Einbettungen und Verbiegungen hyperbolischer Flächen

Abstract

In this thesis we solve embedding problems of two dimensional hyperbolic Riemannian metrics with three dimensional Euclidean space as target space under two different geometrical initial conditions. By using the Heinz-Lewy-method of introducing asymptotic parameters into the second fundamental form of an a priori given surface the embedding problem is reduced to solving the Darboux system for the parameter transform which is of second order and of semilinear hyperbolic (due to the hyperbolicity of the metric) type. In the case of a metric with three times continuously differentiable coefficient functions with third derivatives being Hölder-continuous that system is solved by an iteration process and a compactness argument using a priori estimates for solutions of the corresponding linear system.

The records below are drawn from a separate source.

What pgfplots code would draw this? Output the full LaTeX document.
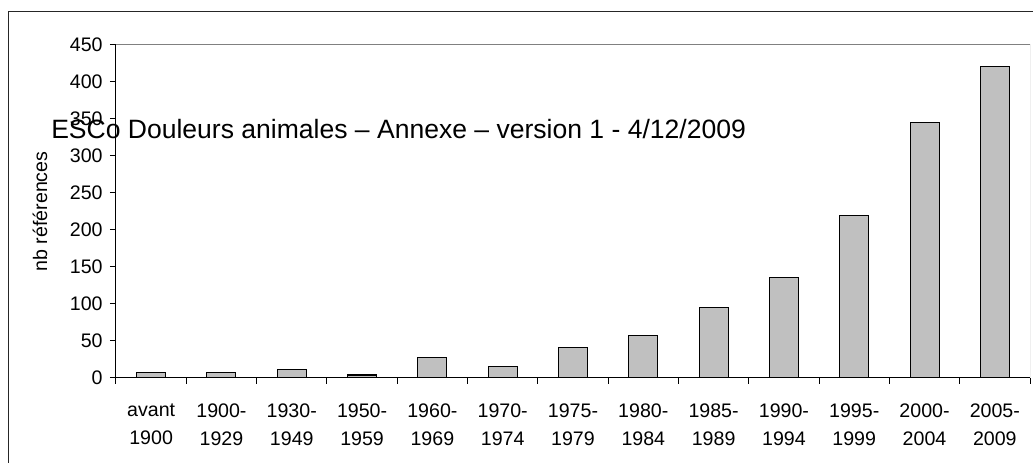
\documentclass[border=0pt]{standalone}
\usepackage{pgfplots}
\pgfplotsset{compat=1.18}
\usepackage{fontspec}
\setmainfont{Liberation Sans}
\definecolor{barfill}{HTML}{C0C0C0}
\begin{document}
\begin{tikzpicture}
\path[use as bounding box] (0,0) rectangle (774.75pt,347.25pt);
\draw[line width=0.75pt,black!85] (6pt,-5pt) -- (6pt,338.25pt) -- (780pt,338.25pt);
\begin{axis}[
  at={(87pt,63.75pt)}, anchor=south west,
  scale only axis, width=685.5pt, height=249.75pt,
  axis lines=left, axis line style={-, black, line width=0.75pt},
  xmin=-0.5, xmax=12.5, ymin=0, ymax=450,
  ytick={0,50,...,450},
  xtick={0,...,12},
  xticklabels={{avant\\1900},{1900-\\1929},{1930-\\1949},{1950-\\1959},{1960-\\1969},{1970-\\1974},{1975-\\1979},{1980-\\1984},{1985-\\1989},{1990-\\1994},{1995-\\1999},{2000-\\2004},{2005-\\2009}},
  minor xtick={-0.5,0.5,...,12.5},
  major x tick style={draw=none},
  minor x tick style={black, line width=0.75pt},
  y tick style={black, line width=0.75pt},
  tick align=outside,
  major tick length=4.5pt, minor tick length=4.5pt,
  xticklabel style={align=center, font=\fontsize{14.7pt}{21pt}\selectfont, yshift=-11.5pt},
  yticklabel style={font=\fontsize{14.7pt}{16pt}\selectfont, xshift=-2pt},
  /pgf/number format/assume math mode=true,
  ylabel={nb références},
  every axis y label/.style={at={(ticklabel cs:0.5)}, rotate=90, anchor=south, yshift=10pt, font=\fontsize{14.7pt}{16pt}\selectfont},
  ybar, bar width=21.75pt,
]
\addplot[fill=barfill, draw=black, line width=0.8pt] coordinates {
(0,7) (1,7) (2,11) (3,4) (4,28) (5,15) (6,41) (7,57) (8,95) (9,136) (10,219) (11,345) (12,421)
};
\draw[gray, line width=0.75pt] (rel axis cs:0,1) -- (rel axis cs:1,1) -- (rel axis cs:1,0);
\end{axis}
\node[anchor=base west, inner sep=0pt, font=\fontsize{19.9pt}{24pt}\selectfont] at (38.25pt,243pt) {ESCo Douleurs animales – Annexe – version 1 - 4/12/2009};
\end{tikzpicture}
\end{document}
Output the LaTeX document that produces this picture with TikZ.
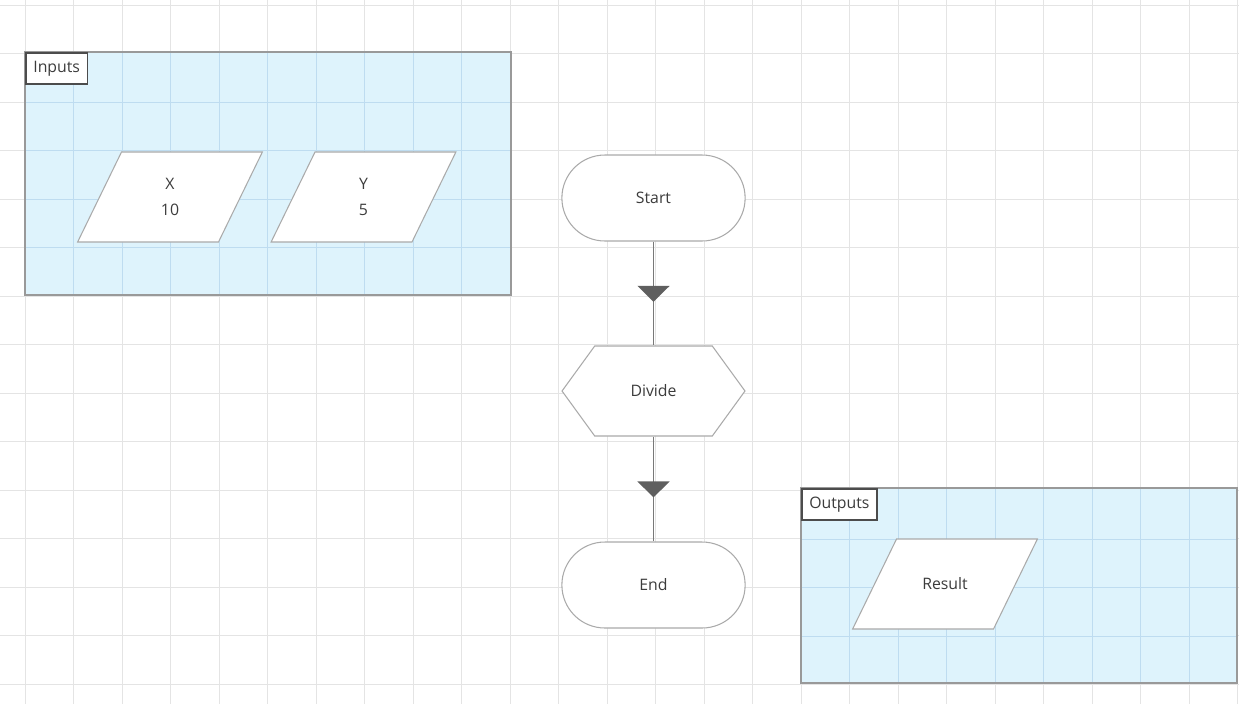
\documentclass[tikz,border=0pt]{standalone}
\usepackage{fontspec}
\setmainfont{Open Sans}
\usetikzlibrary{shapes.geometric,shapes.misc,shapes.symbols,arrows.meta,decorations.markings}

\definecolor{gridgray}{RGB}{228,228,228}
\definecolor{panelblue}{RGB}{222,243,252}
\definecolor{panelgrid}{RGB}{190,220,240}
\definecolor{shapeline}{RGB}{170,170,170}
\definecolor{flowline}{RGB}{120,120,120}
\definecolor{tipgray}{RGB}{95,95,95}
\definecolor{txtgray}{RGB}{60,60,60}

\newcommand{\datalabel}[1]{\parbox[c][1.8cm][c]{1.94cm}{\centering\baselineskip=15pt #1}}

\begin{document}
\begin{tikzpicture}[
    x=0.02cm, y=-0.02cm,
    every node/.style={font=\fontsize{9}{12}\selectfont, text=txtgray},
    terminal/.style={rounded rectangle, draw=shapeline, fill=white, line width=0.6pt,
        minimum width=3.9cm, minimum height=1.72cm},
    process/.style={signal, signal to=west and east, signal pointer angle=108,
        draw=shapeline, fill=white, line width=0.6pt,
        minimum width=3.66cm, minimum height=1.8cm},
    datanode/.style={trapezium, trapezium left angle=64, trapezium right angle=116,
        draw=shapeline, fill=white, line width=0.6pt, inner sep=0pt},
    panel/.style={draw=gray!80, fill=panelblue, line width=0.6pt},
    tag/.style={draw=black!70, fill=white, line width=0.9pt, anchor=north west,
        font=\fontsize{9}{11}\selectfont, inner xsep=4.3pt, inner ysep=1.5pt,
        minimum height=0.62cm},
    flow/.style={draw=flowline, line width=1pt, postaction={decorate},
        decoration={markings, mark=at position 0.58 with
            {\arrow[tipgray]{Triangle[width=0.64cm, length=0.32cm]}}}}
]
\useasboundingbox (0,0) rectangle (1239,704);

% background grid
\foreach \gx in {25,73.5,...,1240}
    \draw[gridgray, line width=0.5pt] (\gx,0) -- (\gx,704);
\foreach \gy in {5,53.5,...,704}
    \draw[gridgray, line width=0.5pt] (0,\gy) -- (1239,\gy);

% panels
\draw[panel] (25,52) rectangle (511,295);
\draw[panel] (801,488) rectangle (1237,683);
\begin{scope}
    \clip (25,52) rectangle (511,295);
    \foreach \gx in {73.5,122,...,511}
        \draw[panelgrid, line width=0.5pt] (\gx,52) -- (\gx,295);
    \foreach \gy in {102,150.5,...,295}
        \draw[panelgrid, line width=0.5pt] (25,\gy) -- (511,\gy);
\end{scope}
\begin{scope}
    \clip (801,488) rectangle (1237,683);
    \foreach \gx in {849.5,898,...,1237}
        \draw[panelgrid, line width=0.5pt] (\gx,488) -- (\gx,683);
    \foreach \gy in {539,587.5,...,683}
        \draw[panelgrid, line width=0.5pt] (801,\gy) -- (1237,\gy);
\end{scope}
\draw[draw=gray!80, line width=0.6pt] (25,52) rectangle (511,295);
\draw[draw=gray!80, line width=0.6pt] (801,488) rectangle (1237,683);

\node[tag] (inputs) at (25,52) {Inputs};
\node[tag] (outputs) at (801,488) {Outputs};

% data
\node[datanode] (x) at (170,197) {\datalabel{X\\10}};
\node[datanode] (y) at (363.5,197) {\datalabel{Y\\5}};
\node[datanode] (result) at (945,584) {\datalabel{Result}};

% flow
\node[terminal] (start) at (653.5,198) {Start};
\node[process] (divide) at (653.5,391) {Divide};
\node[terminal] (end) at (653.5,585) {End};

\draw[flow] (start.south) -- (divide.north);
\draw[flow] (divide.south) -- (end.north);
\end{tikzpicture}
\end{document}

In the case of a metric with four times continuously differentiable coefficient functions the system can be solved more easily by means of the contraction mapping principle yielding not only existence but also uniqueness of the solution. In this situation we also prove several bending results for hyperbolic surfaces by introducing appropriately a real deformation parameter in the Darboux system and using uniqueness of the solution which allows to reconstruct the initial surfaces. Finally we deal with infinitesimal bendings leading to linear systems of partial differential equations of first order and prove a rigidity result for hyperbolic surfaces under the geometric restriction of keeping a nonasymptotic curve in the surface fixed.